Je constate une forme de repli sur soi au sein des différents pays européens comme en Suisse, qui ne fait pas partie de l’Union européenne, mais entretient des  relations privilégiées avec l’UE. Ce phénomène se rencontre aussi à l’intérieur de l’Europe et je pense qu’il est lié à différents phénomènes  dont celui de la crise. 
Je crois que c’est un réflexe, une attitude très négative. Car, nous sommes dans un monde où la mobilité doit être la plus grande, où le développement notamment économique se fait à travers le monde et où on vit une mondialisation. Donc, ce n’est pas par le repli sur soi qu’on pourra garantir notre avenir. Je crois que c’est plutôt par l’ouverture; évidemment celle-ci doit être organisée et encadrée. 
Je perçois de manière très négative l’attitude de certains pays, mais aussi certains partis politiques et une frange de population qui ont choisi ce pli sur soi. Je crois que c’est grâce à l’échange culturel, à la mobilité des jeunes, des étudiants, des travailleurs et des populations en général que nous avancerons. Il est important de favoriser cela. 
Dans ce contexte-là, il est plus qu’urgent non  seulement d’y veiller à l’intérieur de l’Europe, mais aussi par rapport à des pays vis-à-vis desquels il y a des liens historiques, affectifs et privilégiés. A ce propos, le Maroc est un bon exemple de pays avec lequel il y a déjà des liens forts à consolider.

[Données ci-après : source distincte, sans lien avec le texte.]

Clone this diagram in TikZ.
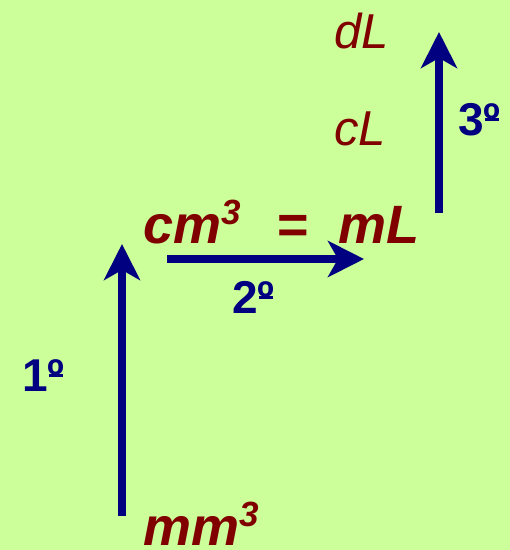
\documentclass[tikz,border=0pt]{standalone}
\usepackage{fontspec}
\setmainfont{Liberation Sans}
\usetikzlibrary{arrows.meta}
\definecolor{bg}{HTML}{CCFF99}
\definecolor{unitred}{HTML}{800000}
\definecolor{arrowblue}{HTML}{000080}
\newcommand{\cubed}{{\fontsize{35}{35}\selectfont\raisebox{19pt}{3}}}
\newcommand{\ordu}{\rlap{\hspace{0.03em}\rule[0.31em]{0.31em}{0.06em}}º}
\begin{document}
\begin{tikzpicture}[x=1pt,y=-1pt,
  unitbig/.style={inner sep=0pt,anchor=base west,text=unitred,font=\fontsize{54}{54}\selectfont\bfseries\itshape},
  unitsmall/.style={inner sep=0pt,anchor=base west,text=unitred,font=\fontsize{49}{49}\selectfont\itshape},
  steplabel/.style={inner sep=0pt,anchor=base west,text=arrowblue,font=\fontsize{46}{46}\selectfont\bfseries},
  convarrow/.style={draw=arrowblue,line width=8pt,-{Stealth[length=36pt,width=36pt,inset=10pt]}}]
\fill[bg] (0,0) rectangle (510,550);
\useasboundingbox (0,0) rectangle (510,550);
% units
\node[unitsmall] (dL) at (334,48) {dL};
\node[unitsmall] (cL) at (334,145) {cL};
\node[unitbig] (cm) at (143,243) {cm\cubed};
\node[unitbig] (eq) at (276,243) {=};
\node[unitbig] (mL) at (338,243) {mL};
\node[unitbig] (mm) at (143,545) {mm\cubed};
% step labels
\node[steplabel] (s1) at (22,391) {1\ordu};
\node[steplabel] (s2) at (232,313) {2\ordu};
\node[steplabel] (s3) at (458,135) {3\ordu};
% arrow end points
\coordinate (a1s) at (122,516);
\coordinate (a1e) at (122,244);
\coordinate (a2s) at (167,259);
\coordinate (a2e) at (364,259);
\coordinate (a3s) at (439,213);
\coordinate (a3e) at (439,32);
\draw[convarrow] (a1s) -- (a1e);
\draw[convarrow] (a2s) -- (a2e);
\draw[convarrow] (a3s) -- (a3e);
\end{tikzpicture}
\end{document}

Bio express de Frédéric Daerden

1991 : Licence en sciences commerciales et financières à HEC à Liège. 
1993 : Maîtrise en administration des affaires à l'Université de Liège. 
1995 : Réviseur d'entreprises. 
2000 : Réviseur agréé pour le secteur des mutualités. 
2002 : Réviseur agréé pour le secteur des assurances.
 1995 : Réviseur d'entreprises, chargé de cours à l'Université de Liège.
2003 : Vice-président de la Fédération liégeoise du Parti socialiste. 
2005 : Membre du bureau du PS.
2000-2006 : Échevin de la ville de Herstal. 
Depuis 2006 : Bourgmestre de la ville de Herstal.
1999-2009 : Député à la Région wallonne et à la Communauté française. 
2004-2009 : Président de la Commission de l'enseignement supérieur et de la recherche du Parlement de la Communauté française.